Friday, January 4, 2008

Life as a Royal

Happy New Year! As part of my new years resolution I want to share experiences, and maybe even educate new travel baseball parents, about what lurks in the waters around Long Island...

Try-Outs: You inquire about the team, perhaps because of a recent newspaper ad, you will go thru the telephone interview, you will be checked out thru the baseball grapevine, and then you will be privately invited to work out with the team. Your tryout is their mandatory practice. What you don't know is that players are required to pre-pay the upcoming season or year deposit. Deposits will be cashed promptly, plans for the upcoming year will be forecasted and existing players believe they are actually going to be on the team in upcoming season or year. NOT!
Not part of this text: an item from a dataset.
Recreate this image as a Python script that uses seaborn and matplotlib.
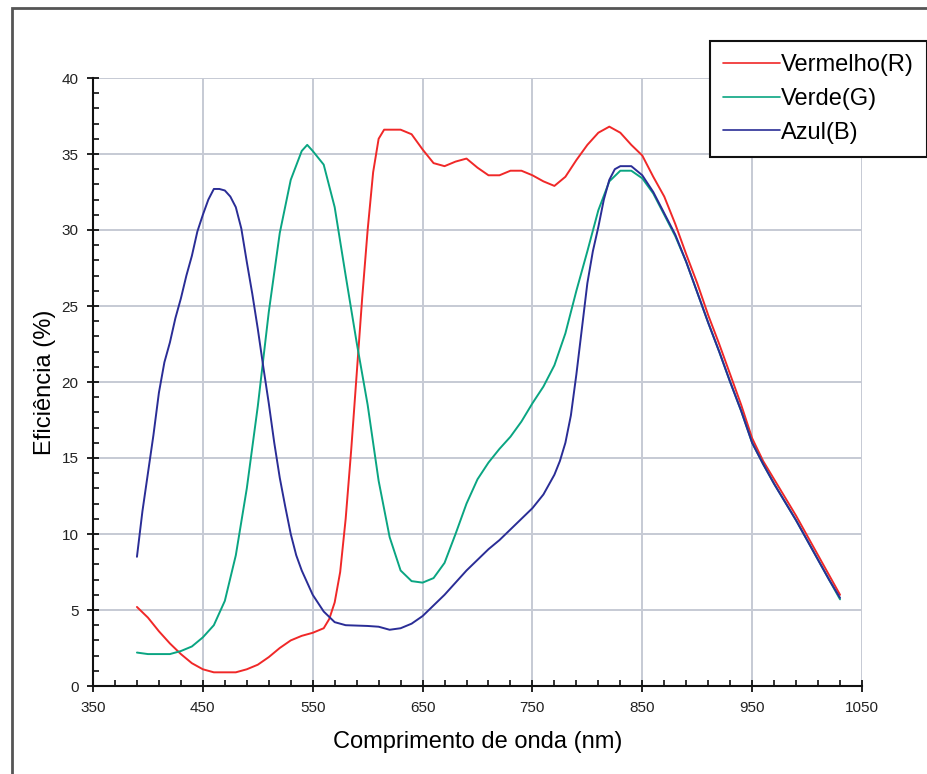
import numpy as np
import pandas as pd
import matplotlib
matplotlib.use('Agg')
import matplotlib.pyplot as plt
import seaborn as sns
from matplotlib.patches import Rectangle
from matplotlib.ticker import MultipleLocator

# Wavelength (nm) / efficiency (%) readings for each channel
red_nm = [390, 400, 410, 420, 430, 440, 450, 460, 470, 480, 490, 500, 510, 520, 530, 540, 550,
          560, 565, 570, 575, 580, 585, 590, 595, 600, 605, 610, 615, 630, 640, 650, 660, 670,
          680, 690, 700, 710, 720, 730, 740, 750, 760, 770, 780, 790, 800, 810, 820, 830, 840,
          850, 860, 870, 880, 890, 900, 910, 920, 930, 940, 950, 960, 970, 980, 990, 1000, 1010,
          1020, 1030]
red_eff = [5.2, 4.5, 3.6, 2.8, 2.1, 1.5, 1.1, 0.9, 0.9, 0.9, 1.1, 1.4, 1.9, 2.5, 3.0, 3.3, 3.5,
           3.8, 4.4, 5.5, 7.5, 11.0, 15.5, 20.5, 25.5, 30.0, 33.8, 36.0, 36.6, 36.6, 36.3, 35.3,
           34.4, 34.2, 34.5, 34.7, 34.1, 33.6, 33.6, 33.9, 33.9, 33.6, 33.2, 32.9, 33.5, 34.6,
           35.6, 36.4, 36.8, 36.4, 35.6, 34.9, 33.5, 32.2, 30.4, 28.4, 26.5, 24.4, 22.5, 20.5,
           18.5, 16.3, 14.8, 13.6, 12.4, 11.2, 9.9, 8.6, 7.3, 6.0]

green_nm = [390, 400, 410, 420, 430, 440, 450, 460, 470, 480, 490, 500, 510, 520, 530, 540, 545,
            550, 560, 570, 580, 590, 600, 610, 620, 630, 640, 650, 660, 670, 680, 690, 700, 710,
            720, 730, 740, 750, 760, 770, 780, 790, 800, 810, 820, 830, 840, 850, 860, 870, 880,
            890, 900, 910, 920, 930, 940, 950, 960, 970, 980, 990, 1000, 1010, 1020, 1030]
green_eff = [2.2, 2.1, 2.1, 2.1, 2.3, 2.6, 3.2, 4.0, 5.6, 8.6, 13.0, 18.4, 24.6, 29.8, 33.3, 35.2,
             35.6, 35.2, 34.3, 31.5, 27.0, 22.6, 18.5, 13.5, 9.8, 7.6, 6.9, 6.8, 7.1, 8.1, 10.0,
             12.0, 13.6, 14.7, 15.6, 16.4, 17.4, 18.6, 19.7, 21.1, 23.2, 26.0, 28.6, 31.3, 33.2,
             33.9, 33.9, 33.4, 32.4, 31.0, 29.6, 27.9, 25.9, 23.9, 22.0, 20.0, 18.1, 16.0, 14.6,
             13.3, 12.1, 10.9, 9.6, 8.3, 7.0, 5.7]

blue_nm = [390, 395, 400, 405, 410, 415, 420, 425, 430, 435, 440, 445, 450, 455, 460, 465, 470,
           475, 480, 485, 490, 495, 500, 505, 510, 515, 520, 525, 530, 535, 540, 545, 550, 560,
           570, 580, 600, 610, 620, 630, 640, 650, 660, 670, 680, 690, 700, 710, 720, 730, 740,
           750, 760, 770, 775, 780, 785, 790, 795, 800, 805, 810, 815, 820, 825, 830, 840, 850,
           860, 870, 880, 890, 900, 910, 920, 930, 940, 950, 960, 970, 980, 990, 1000, 1010,
           1020, 1030]
blue_eff = [8.5, 11.5, 14.0, 16.5, 19.3, 21.3, 22.6, 24.2, 25.5, 27.0, 28.3, 29.9, 31.0, 32.0,
            32.7, 32.7, 32.6, 32.2, 31.5, 30.1, 27.9, 25.8, 23.5, 21.0, 18.6, 16.0, 13.7, 11.8,
            10.0, 8.6, 7.6, 6.8, 6.0, 4.9, 4.2, 4.0, 3.95, 3.9, 3.7, 3.8, 4.1, 4.6, 5.3, 6.0,
            6.8, 7.6, 8.3, 9.0, 9.6, 10.3, 11.0, 11.7, 12.6, 13.9, 14.8, 16.0, 17.8, 20.5, 23.5,
            26.5, 28.6, 30.2, 32.0, 33.3, 34.0, 34.2, 34.2, 33.6, 32.5, 31.1, 29.7, 27.9, 25.9,
            23.9, 22.0, 20.0, 18.1, 16.0, 14.6, 13.3, 12.1, 10.9, 9.6, 8.3, 7.0, 5.8]

x_ticks = [350, 450, 550, 650, 750, 850, 950, 1050]
labels = ['Vermelho(R)', 'Verde(G)', 'Azul(B)']
colors = ['#f02828', '#0aa582', '#2a2d96']

sns.set_style('white', {'text.color': 'black', 'axes.labelcolor': 'black',
                        'xtick.color': '#222222', 'ytick.color': '#222222'})
plt.rcParams['font.family'] = ['Liberation Sans', 'DejaVu Sans']

fig = plt.figure(figsize=(9.28, 7.74), dpi=100)
ax = fig.add_axes([93 / 928, 1 - 686 / 774, (862 - 93) / 928, (686 - 78) / 774])

series = [(red_nm, red_eff), (green_nm, green_eff), (blue_nm, blue_eff)]
for (xs, ys), lab, col in zip(series, labels, colors):
    sns.lineplot(x=xs, y=ys, ax=ax, color=col, linewidth=1.4, label=lab)

ax.set_xlim(350, 1050)
ax.set_ylim(0, 40)
ax.set_xticks(x_ticks)
ax.set_xticks(np.arange(350, 1051, 20), minor=True)
ax.yaxis.set_major_locator(MultipleLocator(5))
ax.yaxis.set_minor_locator(MultipleLocator(1))
ax.grid(True, which='major', color='#c6cad4', linewidth=1.4)
ax.set_axisbelow(True)

for s in ['top', 'right']:
    ax.spines[s].set_visible(False)
for s in ['left', 'bottom']:
    ax.spines[s].set_color('#111111')
    ax.spines[s].set_linewidth(1.5)

ax.tick_params(which='major', direction='inout', length=9, width=1.3, color='#111111',
               labelsize=11, pad=6, left=True, bottom=True)
ax.tick_params(which='minor', direction='in', length=4.5, width=1.2, color='#111111',
               left=True, bottom=True)

ax.set_xlabel('Comprimento de onda (nm)', fontsize=17, labelpad=12)
ax.set_ylabel('Eficiência (%)', fontsize=17, labelpad=4)

leg = ax.legend(loc='upper left', bbox_to_anchor=(710 / 928, 1 - 41 / 774),
                bbox_transform=fig.transFigure, fontsize=17, frameon=True, fancybox=False,
                framealpha=1, edgecolor='#111111', handlelength=2.4, handletextpad=0.05,
                labelspacing=0.5, borderpad=0.55, borderaxespad=0)
leg.get_frame().set_linewidth(1.5)
for line in leg.get_lines():
    line.set_linewidth(1.2)

# outer frame of the original picture (right/bottom edges fall outside)
fig.patches.append(Rectangle((12 / 928, -0.1), 1.5, 1.1 - 8 / 774,
                             transform=fig.transFigure, fill=False,
                             edgecolor='#555555', linewidth=2))

fig.savefig('out.png', dpi=100)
Attitudes: After a player has begun playing with the team in the new season, the coach’s positive attitude toward growth and increasing athletic ability turns into brute humiliation and placing fear in players. Condescending comments and benching players if their parents don’t act accordingly. That's right parents don't get too close to the dugout, don't try to talk to players during any playtime, don't listen to what's being said on the field, because if you don't shut up and eat crow like you are told to then your child will be targeted.

Fundraisers: what a great way to collect cash with NO paper trail. Work your hardest because the 1/2 of the kids will soon be gone.
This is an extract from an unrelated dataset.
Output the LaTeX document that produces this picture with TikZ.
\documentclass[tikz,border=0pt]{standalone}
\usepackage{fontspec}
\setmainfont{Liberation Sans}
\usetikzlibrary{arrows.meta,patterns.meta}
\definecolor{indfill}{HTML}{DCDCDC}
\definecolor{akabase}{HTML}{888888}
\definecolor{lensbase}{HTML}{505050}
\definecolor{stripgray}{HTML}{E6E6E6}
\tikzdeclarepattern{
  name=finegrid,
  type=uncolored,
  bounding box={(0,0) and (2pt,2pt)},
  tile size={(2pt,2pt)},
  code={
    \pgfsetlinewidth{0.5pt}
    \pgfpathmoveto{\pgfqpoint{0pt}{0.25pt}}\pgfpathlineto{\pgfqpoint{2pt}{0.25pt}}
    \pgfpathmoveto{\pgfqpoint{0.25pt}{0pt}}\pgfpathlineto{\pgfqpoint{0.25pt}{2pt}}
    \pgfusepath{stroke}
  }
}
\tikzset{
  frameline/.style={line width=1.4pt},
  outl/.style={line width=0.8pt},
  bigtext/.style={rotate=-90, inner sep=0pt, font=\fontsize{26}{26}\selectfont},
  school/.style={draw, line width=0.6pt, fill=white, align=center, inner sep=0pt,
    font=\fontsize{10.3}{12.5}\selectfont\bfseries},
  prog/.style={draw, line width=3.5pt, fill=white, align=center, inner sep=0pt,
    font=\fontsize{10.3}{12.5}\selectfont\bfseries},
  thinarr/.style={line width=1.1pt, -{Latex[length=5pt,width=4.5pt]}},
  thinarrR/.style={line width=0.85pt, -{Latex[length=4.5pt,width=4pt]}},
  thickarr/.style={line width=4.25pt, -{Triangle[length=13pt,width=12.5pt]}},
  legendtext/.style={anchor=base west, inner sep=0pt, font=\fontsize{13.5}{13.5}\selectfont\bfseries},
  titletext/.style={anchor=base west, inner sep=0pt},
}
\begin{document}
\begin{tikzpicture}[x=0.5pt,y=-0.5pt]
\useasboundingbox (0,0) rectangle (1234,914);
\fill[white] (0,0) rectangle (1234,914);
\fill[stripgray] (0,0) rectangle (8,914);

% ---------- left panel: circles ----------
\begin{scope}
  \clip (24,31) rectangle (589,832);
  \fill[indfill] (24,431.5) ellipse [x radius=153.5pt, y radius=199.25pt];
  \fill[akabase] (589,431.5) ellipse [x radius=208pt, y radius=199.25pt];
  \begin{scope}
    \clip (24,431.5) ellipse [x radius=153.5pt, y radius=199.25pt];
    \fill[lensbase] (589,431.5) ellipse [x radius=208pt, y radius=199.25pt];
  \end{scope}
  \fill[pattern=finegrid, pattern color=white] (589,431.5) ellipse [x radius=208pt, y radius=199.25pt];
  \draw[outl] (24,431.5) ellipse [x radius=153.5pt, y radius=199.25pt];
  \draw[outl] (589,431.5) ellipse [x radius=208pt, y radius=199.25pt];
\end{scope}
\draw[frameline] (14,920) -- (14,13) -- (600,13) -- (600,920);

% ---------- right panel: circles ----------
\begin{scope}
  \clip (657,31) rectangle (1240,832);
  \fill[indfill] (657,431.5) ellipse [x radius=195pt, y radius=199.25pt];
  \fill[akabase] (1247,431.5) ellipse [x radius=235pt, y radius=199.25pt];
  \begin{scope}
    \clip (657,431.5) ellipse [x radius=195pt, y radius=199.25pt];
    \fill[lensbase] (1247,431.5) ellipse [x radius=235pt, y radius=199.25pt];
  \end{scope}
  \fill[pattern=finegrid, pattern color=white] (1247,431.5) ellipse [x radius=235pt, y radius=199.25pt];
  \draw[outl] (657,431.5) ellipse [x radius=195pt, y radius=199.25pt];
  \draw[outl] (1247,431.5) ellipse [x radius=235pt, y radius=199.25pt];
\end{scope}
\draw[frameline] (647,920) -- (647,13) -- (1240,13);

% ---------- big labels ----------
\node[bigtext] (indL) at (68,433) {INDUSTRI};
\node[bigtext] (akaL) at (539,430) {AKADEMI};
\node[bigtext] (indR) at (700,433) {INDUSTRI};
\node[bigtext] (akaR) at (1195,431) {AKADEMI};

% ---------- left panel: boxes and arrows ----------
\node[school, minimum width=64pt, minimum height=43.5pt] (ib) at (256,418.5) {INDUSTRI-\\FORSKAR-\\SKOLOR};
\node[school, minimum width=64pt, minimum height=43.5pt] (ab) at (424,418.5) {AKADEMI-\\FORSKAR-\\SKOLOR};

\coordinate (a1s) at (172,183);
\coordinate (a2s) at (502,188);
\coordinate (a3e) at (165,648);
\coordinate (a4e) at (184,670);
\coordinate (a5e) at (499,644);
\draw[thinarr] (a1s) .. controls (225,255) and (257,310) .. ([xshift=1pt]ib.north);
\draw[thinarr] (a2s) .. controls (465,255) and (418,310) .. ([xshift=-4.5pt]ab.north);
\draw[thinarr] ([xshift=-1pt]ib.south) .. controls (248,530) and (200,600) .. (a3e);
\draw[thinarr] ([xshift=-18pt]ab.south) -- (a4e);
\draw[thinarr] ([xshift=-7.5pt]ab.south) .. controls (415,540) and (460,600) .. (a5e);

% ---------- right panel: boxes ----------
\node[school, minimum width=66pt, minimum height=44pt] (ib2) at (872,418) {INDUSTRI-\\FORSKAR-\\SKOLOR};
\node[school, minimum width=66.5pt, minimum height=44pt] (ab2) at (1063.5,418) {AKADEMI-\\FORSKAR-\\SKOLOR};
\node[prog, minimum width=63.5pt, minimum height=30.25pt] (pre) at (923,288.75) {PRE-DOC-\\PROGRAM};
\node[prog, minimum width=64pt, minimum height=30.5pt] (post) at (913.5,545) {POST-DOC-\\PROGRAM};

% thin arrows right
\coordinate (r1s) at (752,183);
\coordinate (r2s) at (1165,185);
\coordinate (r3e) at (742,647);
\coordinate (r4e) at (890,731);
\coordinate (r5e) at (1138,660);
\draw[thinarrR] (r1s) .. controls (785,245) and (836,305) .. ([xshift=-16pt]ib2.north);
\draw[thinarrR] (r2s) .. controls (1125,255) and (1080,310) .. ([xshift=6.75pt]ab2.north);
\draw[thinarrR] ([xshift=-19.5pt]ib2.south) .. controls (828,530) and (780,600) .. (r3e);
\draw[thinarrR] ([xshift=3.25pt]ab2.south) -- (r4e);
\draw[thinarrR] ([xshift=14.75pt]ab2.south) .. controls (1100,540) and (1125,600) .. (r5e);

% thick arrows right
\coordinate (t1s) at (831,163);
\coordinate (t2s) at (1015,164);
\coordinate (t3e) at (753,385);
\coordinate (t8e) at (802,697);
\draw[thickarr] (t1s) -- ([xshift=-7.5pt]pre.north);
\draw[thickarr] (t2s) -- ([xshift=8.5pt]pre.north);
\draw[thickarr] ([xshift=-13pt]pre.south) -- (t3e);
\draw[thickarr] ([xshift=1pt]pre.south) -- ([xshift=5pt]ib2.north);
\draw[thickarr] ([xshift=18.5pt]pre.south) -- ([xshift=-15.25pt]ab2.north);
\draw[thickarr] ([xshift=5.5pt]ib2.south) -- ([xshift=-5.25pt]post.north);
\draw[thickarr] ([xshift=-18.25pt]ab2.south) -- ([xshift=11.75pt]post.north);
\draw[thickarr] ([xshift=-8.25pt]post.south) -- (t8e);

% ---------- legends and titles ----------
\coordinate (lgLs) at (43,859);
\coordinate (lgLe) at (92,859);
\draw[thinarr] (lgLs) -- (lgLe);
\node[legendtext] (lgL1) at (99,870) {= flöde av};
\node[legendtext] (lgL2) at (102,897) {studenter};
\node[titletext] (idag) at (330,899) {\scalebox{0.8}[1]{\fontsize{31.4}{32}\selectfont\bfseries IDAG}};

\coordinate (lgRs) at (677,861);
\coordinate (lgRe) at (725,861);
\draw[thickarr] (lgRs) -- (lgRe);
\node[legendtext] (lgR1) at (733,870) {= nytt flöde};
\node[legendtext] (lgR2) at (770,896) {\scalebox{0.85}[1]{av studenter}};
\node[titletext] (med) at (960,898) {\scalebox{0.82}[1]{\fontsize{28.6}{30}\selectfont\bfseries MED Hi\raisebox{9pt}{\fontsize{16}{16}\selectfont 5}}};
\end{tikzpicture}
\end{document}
Team Rules: required to be read by all players and parents. Study them closely because some will have to obey them while others will just look the other way. And be very careful when making your deposits because you won't be getting a refund if they make you quit. You will want to quit after your child has been sitting on a bench all season and worse all year. Which is nothing to the brute intimidation techniques used almost like a Bill Parcells syndrome.

Website Access: website is only administered by one person. That one person personally makes all updates, revisions and changes to the North Shore Royals website. To access the website both parents and players are issued passwords. Certain areas of the site will be restricted randomly claiming it is a need to know basis only. That means today you can view all of the players stats and tomorrow you can't. Here are some of the previouly used website passwords: "homo" "fatboy" Is that appropriate for children?